Remote teams struggle with scattered communication, timezone confusion, notification overload, and no single place to track work. FLUX is a unified, human-centered platform that brings clarity, connection, and control back to distributed workflows — without overwhelming users with complexity.
FLUX is a personal project exploring what a human-centered productivity platform could look like for remote teams — one that brings together communication, scheduling, and task tracking without the noise that most async tools accumulate.
The project spans user research, information architecture, and mobile UI design, built around the core tension between staying connected and staying focused across timezones.
Distributed teams shared a common set of problems: scattered communications, timezone confusion, fragmented tools, and inconsistent documentation. Project updates were lost across multiple platforms, important context buried in long chat logs, and scheduling meetings across time zones often led to miscommunication.
Design a unified, human-centered platform that could bring clarity, connection, and control back to remote workflows — without overwhelming users with complexity.
I interviewed eight remote professionals across product, design, marketing, and engineering. Several core themes emerged.
Juggling multiple platforms for chat, meetings, and task updates drains focus and increases the risk of missing key information.
Scheduling across time zones creates delays and misunderstandings, often leading to missed updates or late responses.
In most tools, threaded discussions grow unwieldy over time, making it difficult to trace decisions, find context, or onboard new collaborators.
Users wanted features like summarization or task extraction — but were cautious about automation that felt opaque or uncontrollable.
A review of existing tools revealed a clear gap in solutions that effectively balance asynchronous clarity, human connection, and centralized control — especially for distributed teams. Slack, Notion, and Teams each address parts of the remote workflow, but none offer a seamless experience across communication, task management, and timezone coordination.
FLUX is uniquely positioned to fill this gap by integrating Smart Threads, Timezone Awareness, and a built-in calling and support system — delivering on the core values of clarity, connection, and control.

Cut through scattered tools and noise. Surface what matters first.
Make async feel human — across time zones, threads, and screens.
Keep the human in the loop. AI assists; people decide.
FLUX is organized around four main pages. Each section branches into key features that support remote teams in managing async clarity, centralized control, and meaningful collaboration.

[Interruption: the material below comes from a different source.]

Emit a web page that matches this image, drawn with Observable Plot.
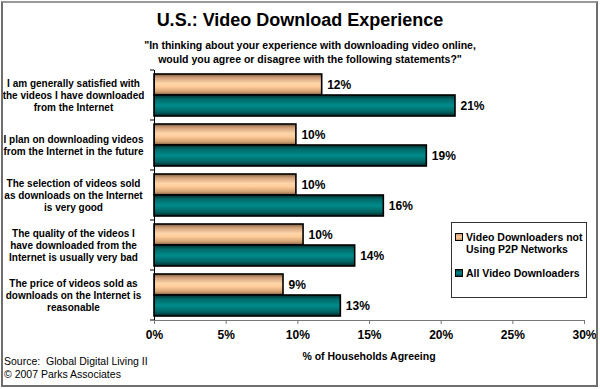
<!DOCTYPE html>
<html><head><meta charset="utf-8">
<script src="https://cdn.jsdelivr.net/npm/d3@7"></script>
<script src="https://cdn.jsdelivr.net/npm/@observablehq/plot@0.6"></script>
<style>
body{margin:0;background:#fff;}
#wrap{position:relative;width:600px;height:389px;background:#fff;font-family:"Liberation Sans",Arial,sans-serif;color:#000;overflow:hidden;}
#wrap svg{position:absolute;left:0;top:0;}
.abs{position:absolute;white-space:nowrap;}
#border{position:absolute;left:1px;top:1px;width:593px;height:382px;border:2px solid #6e6e6e;border-top-color:#9a9a9a;pointer-events:none;}
#title{left:0;width:600px;top:10px;text-align:center;font-weight:bold;font-size:18px;}
#sub{left:10px;width:600px;top:38px;text-align:center;font-weight:bold;font-size:10.5px;line-height:14px;}
#xlab{left:154px;width:430px;top:350px;text-align:center;font-weight:bold;font-size:10.5px;}
#src{left:4px;top:355px;font-size:10.5px;line-height:13px;}
#legend{position:absolute;left:451px;top:222px;width:134px;height:74px;border:1px solid #333;font-size:10.5px;font-weight:bold;}
.li{position:absolute;left:3px;line-height:12px;white-space:nowrap;}
.sw{display:inline-block;width:6px;height:6px;border:1px solid #000;margin-right:3px;vertical-align:0px;}
</style></head>
<body><div id="wrap"></div>
<script>
const categories = [
  "I am generally satisfied with\nthe videos I have downloaded\nfrom the Internet",
  "I plan on downloading videos\nfrom the Internet in the future",
  "The selection of videos sold\nas downloads on the Internet\nis very good",
  "The quality of the videos I\nhave downloaded from the\nInternet is usually very bad",
  "The price of videos sold as\ndownloads on the Internet is\nreasonable"
];
const seriesNames = ["Video Downloaders not Using P2P Networks", "All Video Downloaders"];
const nonP2P = [11.7, 9.9, 9.9, 10.4, 9.0];
const allDownloaders = [21, 19, 16, 14, 13];
const xTicks = [0, 5, 10, 15, 20, 25, 30];

const orange = categories.map((c, i) => ({cat: c, v: nonP2P[i]}));
const teal = categories.map((c, i) => ({cat: c, v: allDownloaders[i]}));

const plot = Plot.plot({
  width: 600, height: 389,
  marginTop: 70, marginBottom: 69, marginLeft: 154, marginRight: 16,
  style: {fontFamily: "'Liberation Sans', Arial, sans-serif", fontWeight: "bold", fontSize: "12px", background: "transparent", overflow: "visible"},
  x: {domain: [0, 30], ticks: xTicks, tickFormat: d => d + "%"},
  y: {domain: categories, paddingInner: 0.16, paddingOuter: 0.08},
  marks: [
    Plot.barX(orange, {y: "cat", x: "v", insetBottom: 21, fill: "url(#gOrange)", stroke: "#000", strokeWidth: 1.6}),
    Plot.barX(teal, {y: "cat", x: "v", insetTop: 21, fill: "url(#gTeal)", stroke: "#000", strokeWidth: 1.6}),
    Plot.text(orange, {y: "cat", x: "v", text: d => Math.round(d.v) + "%", dy: -10.5, dx: 5, textAnchor: "start", fontSize: 12, fontWeight: "bold"}),
    Plot.text(teal, {y: "cat", x: "v", text: d => Math.round(d.v) + "%", dy: 10.5, dx: 5, textAnchor: "start", fontSize: 12, fontWeight: "bold"}),
    Plot.text(categories, {y: d => d, frameAnchor: "left", textAnchor: "middle", dx: -81, fontSize: 10, fontWeight: "bold", lineHeight: 1.2}),
    Plot.ruleX([0], {stroke: "#000", strokeWidth: 1, insetBottom: -4}),
    Plot.frame({anchor: "bottom", stroke: "#777"}),
    Plot.axisX({ticks: xTicks, tickFormat: d => d + "%", tickSize: 4, tickPadding: 6, stroke: "#777", fontSize: 12, fontWeight: "bold", label: null, color: "#000"}),
    Plot.axisY({ticks: [], label: null})
  ]
});

const svg = d3.select(plot);
const defs = svg.insert("defs", ":first-child");
const go = defs.append("linearGradient").attr("id", "gOrange").attr("x1", 0).attr("y1", 0).attr("x2", 0).attr("y2", 1);
[[0, "#7d5c40"], [0.18, "#d2a27a"], [0.45, "#ffd5aa"], [0.6, "#ffcc99"], [0.85, "#d0a070"], [1, "#7d5c40"]]
  .forEach(([o, c]) => go.append("stop").attr("offset", o).attr("stop-color", c));
const gt = defs.append("linearGradient").attr("id", "gTeal").attr("x1", 0).attr("y1", 0).attr("x2", 0).attr("y2", 1);
[[0, "#002e2e"], [0.2, "#006a6a"], [0.5, "#008b8b"], [0.8, "#006464"], [1, "#002a2a"]]
  .forEach(([o, c]) => gt.append("stop").attr("offset", o).attr("stop-color", c));

// boundary ticks on the category axis, from the library's band scale
const ys = plot.scale("y"), xs = plot.scale("x");
const x0 = xs.apply(0);
const gap = (ys.step - ys.bandwidth) / 2;
const bounds = categories.map(c => ys.apply(c) - gap);
bounds.push(ys.apply(categories[categories.length - 1]) + ys.bandwidth + gap);
svg.append("g").selectAll("line").data(bounds).join("line")
  .attr("x1", x0 - 4).attr("x2", x0).attr("y1", d => d).attr("y2", d => d)
  .attr("stroke", "#000");

const wrap = document.getElementById("wrap");
wrap.appendChild(plot);
wrap.insertAdjacentHTML("beforeend", `
<div id="title" class="abs">U.S.: Video Download Experience</div>
<div id="sub" class="abs">"In thinking about your experience with downloading video online,<br>would you agree or disagree with the following statements?"</div>
<div id="xlab" class="abs">% of Households Agreeing</div>
<div id="src" class="abs">Source:&nbsp; Global Digital Living II<br>© 2007 Parks Associates</div>
<div id="legend">
  <div class="li" style="top:8px"><span class="sw" style="background:linear-gradient(#c89a70,#ffcc99,#c89a70)"></span>Video Downloaders not<br><span style="padding-left:11px">Using P2P Networks</span></div>
  <div class="li" style="top:44px"><span class="sw" style="background:linear-gradient(#004040,#008b8b,#004040)"></span>All Video Downloaders</div>
</div>
<div id="border"></div>`);
</script></body></html>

When a discussion becomes lengthy or complex, users tap "Show Summary" to instantly surface a concise recap of the key points — without losing the underlying thread.
Set thread status — Open, In review, Resolved — so collaborators see the state of a conversation at a glance, no scroll-back required.
Highlight content from docs or notes and share it in chat as a clickable reference — keeping discussions traceable and source-linked.
Shows a teammate's local time on hover, making cross-timezone coordination effortless and unobtrusive.
Bring specific chat messages into a thread so teams can centralize discussion history. Context isn't lost across channels.
Captures meeting discussions into linked, summarized notes with key points and action items. Users can disable AI summarization anytime, maintaining human control and verification.
FLUX was deeply personal — built from my own experience working remotely during my second internship. I realized how often things get lost across tools, time zones, and threads.
Through this project I learned to design for asynchronous team dynamics, prioritize clarity and focus, and balance AI support with human control.
A professor I tested with suggested incorporating team “pulse” features — a reminder that even in async environments, emotional insight and alignment matter just as much as productivity.
The next iteration of FLUX would lean further into that signal: not more tools, but more care embedded in the ones that already exist.